- **Directions**
Quote from the first line below through the line that contains "(j2) -- (mont);", both included, and leave the pictures out.
-=-=-=-=-
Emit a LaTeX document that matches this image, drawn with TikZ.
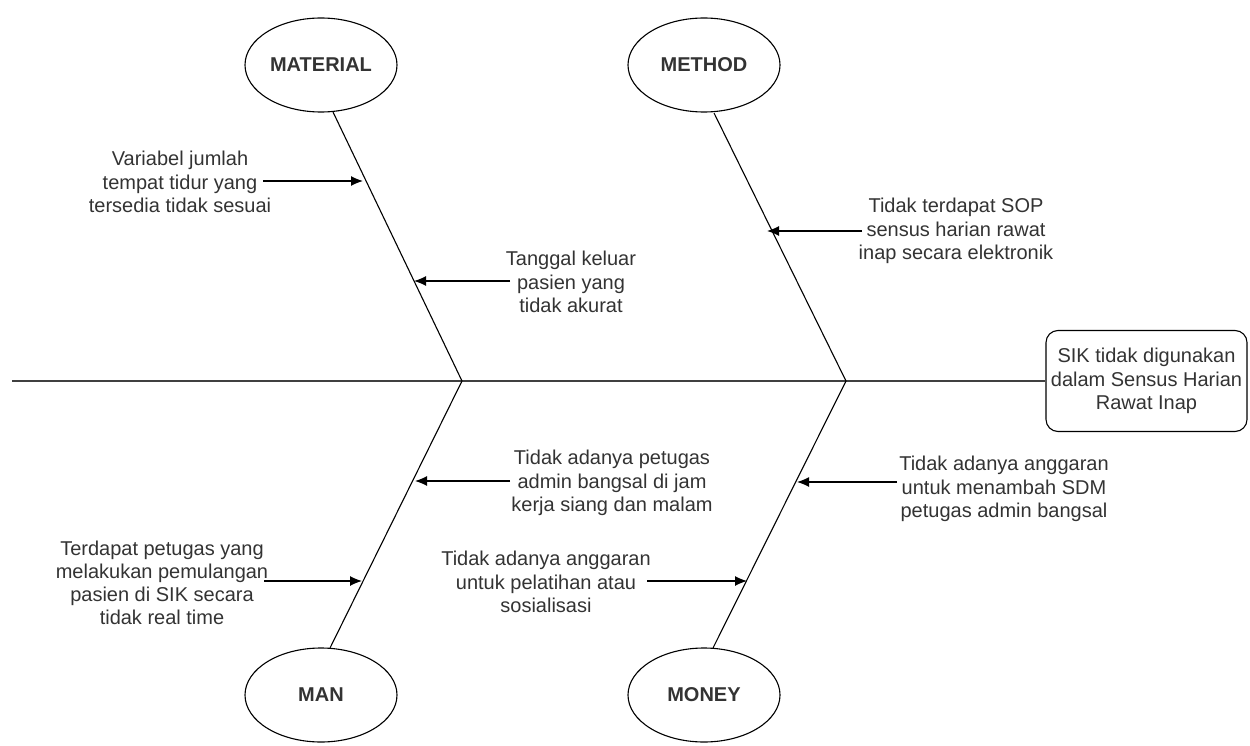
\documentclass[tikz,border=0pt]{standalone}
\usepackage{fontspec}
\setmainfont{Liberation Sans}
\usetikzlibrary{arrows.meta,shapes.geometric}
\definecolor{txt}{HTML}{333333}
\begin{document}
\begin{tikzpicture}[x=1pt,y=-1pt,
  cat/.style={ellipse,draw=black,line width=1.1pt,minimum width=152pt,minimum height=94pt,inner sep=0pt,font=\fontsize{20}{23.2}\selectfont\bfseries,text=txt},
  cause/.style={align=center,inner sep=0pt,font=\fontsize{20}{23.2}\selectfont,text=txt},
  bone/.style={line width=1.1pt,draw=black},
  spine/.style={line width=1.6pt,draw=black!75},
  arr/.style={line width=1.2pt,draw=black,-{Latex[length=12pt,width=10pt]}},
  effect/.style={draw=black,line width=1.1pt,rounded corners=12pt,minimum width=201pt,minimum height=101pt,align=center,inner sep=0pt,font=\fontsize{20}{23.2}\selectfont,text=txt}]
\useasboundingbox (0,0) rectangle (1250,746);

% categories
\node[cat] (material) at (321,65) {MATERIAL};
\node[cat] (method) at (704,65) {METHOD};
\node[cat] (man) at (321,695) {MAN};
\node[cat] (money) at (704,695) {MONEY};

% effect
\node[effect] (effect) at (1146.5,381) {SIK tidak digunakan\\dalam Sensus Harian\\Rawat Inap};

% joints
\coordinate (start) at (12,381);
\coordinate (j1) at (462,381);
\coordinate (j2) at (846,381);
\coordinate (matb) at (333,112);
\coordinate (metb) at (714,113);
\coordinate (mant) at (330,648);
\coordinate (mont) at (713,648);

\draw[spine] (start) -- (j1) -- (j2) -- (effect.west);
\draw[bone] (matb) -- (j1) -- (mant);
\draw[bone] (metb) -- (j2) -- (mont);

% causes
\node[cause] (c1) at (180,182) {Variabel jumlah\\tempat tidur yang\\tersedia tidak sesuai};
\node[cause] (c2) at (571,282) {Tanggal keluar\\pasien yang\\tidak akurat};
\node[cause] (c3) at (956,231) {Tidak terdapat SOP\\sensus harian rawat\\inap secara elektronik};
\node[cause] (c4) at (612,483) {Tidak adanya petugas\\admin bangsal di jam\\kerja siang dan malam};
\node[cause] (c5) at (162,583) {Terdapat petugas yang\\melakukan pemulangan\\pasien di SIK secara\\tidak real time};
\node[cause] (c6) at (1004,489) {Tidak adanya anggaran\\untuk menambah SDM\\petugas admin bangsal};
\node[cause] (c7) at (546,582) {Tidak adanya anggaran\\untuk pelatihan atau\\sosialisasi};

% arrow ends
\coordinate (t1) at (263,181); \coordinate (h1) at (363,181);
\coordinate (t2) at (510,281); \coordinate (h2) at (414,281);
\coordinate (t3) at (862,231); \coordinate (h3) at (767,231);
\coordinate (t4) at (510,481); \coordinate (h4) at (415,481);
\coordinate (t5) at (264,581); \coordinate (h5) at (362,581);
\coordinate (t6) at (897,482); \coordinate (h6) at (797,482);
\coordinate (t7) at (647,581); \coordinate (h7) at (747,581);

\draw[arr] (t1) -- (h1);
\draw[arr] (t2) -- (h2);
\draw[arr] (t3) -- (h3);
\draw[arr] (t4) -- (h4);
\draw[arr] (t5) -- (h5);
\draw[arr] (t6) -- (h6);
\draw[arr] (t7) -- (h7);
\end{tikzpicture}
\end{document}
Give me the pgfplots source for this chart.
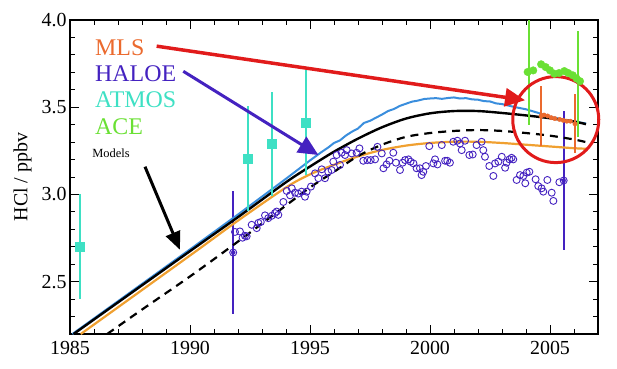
-=-=-=-=-
- **Solution**
Emit a LaTeX document that matches this image, drawn with TikZ.
\documentclass[tikz,border=0pt]{standalone}
\usepackage{fontspec}
\setmainfont{Liberation Sans}
\usetikzlibrary{arrows.meta,shapes.geometric}
\definecolor{txt}{HTML}{333333}
\begin{document}
\begin{tikzpicture}[x=1pt,y=-1pt,
  cat/.style={ellipse,draw=black,line width=1.1pt,minimum width=152pt,minimum height=94pt,inner sep=0pt,font=\fontsize{20}{23.2}\selectfont\bfseries,text=txt},
  cause/.style={align=center,inner sep=0pt,font=\fontsize{20}{23.2}\selectfont,text=txt},
  bone/.style={line width=1.1pt,draw=black},
  spine/.style={line width=1.6pt,draw=black!75},
  arr/.style={line width=1.2pt,draw=black,-{Latex[length=12pt,width=10pt]}},
  effect/.style={draw=black,line width=1.1pt,rounded corners=12pt,minimum width=201pt,minimum height=101pt,align=center,inner sep=0pt,font=\fontsize{20}{23.2}\selectfont,text=txt}]
\useasboundingbox (0,0) rectangle (1250,746);

% categories
\node[cat] (material) at (321,65) {MATERIAL};
\node[cat] (method) at (704,65) {METHOD};
\node[cat] (man) at (321,695) {MAN};
\node[cat] (money) at (704,695) {MONEY};

% effect
\node[effect] (effect) at (1146.5,381) {SIK tidak digunakan\\dalam Sensus Harian\\Rawat Inap};

% joints
\coordinate (start) at (12,381);
\coordinate (j1) at (462,381);
\coordinate (j2) at (846,381);
\coordinate (matb) at (333,112);
\coordinate (metb) at (714,113);
\coordinate (mant) at (330,648);
\coordinate (mont) at (713,648);

\draw[spine] (start) -- (j1) -- (j2) -- (effect.west);
\draw[bone] (matb) -- (j1) -- (mant);
\draw[bone] (metb) -- (j2) -- (mont);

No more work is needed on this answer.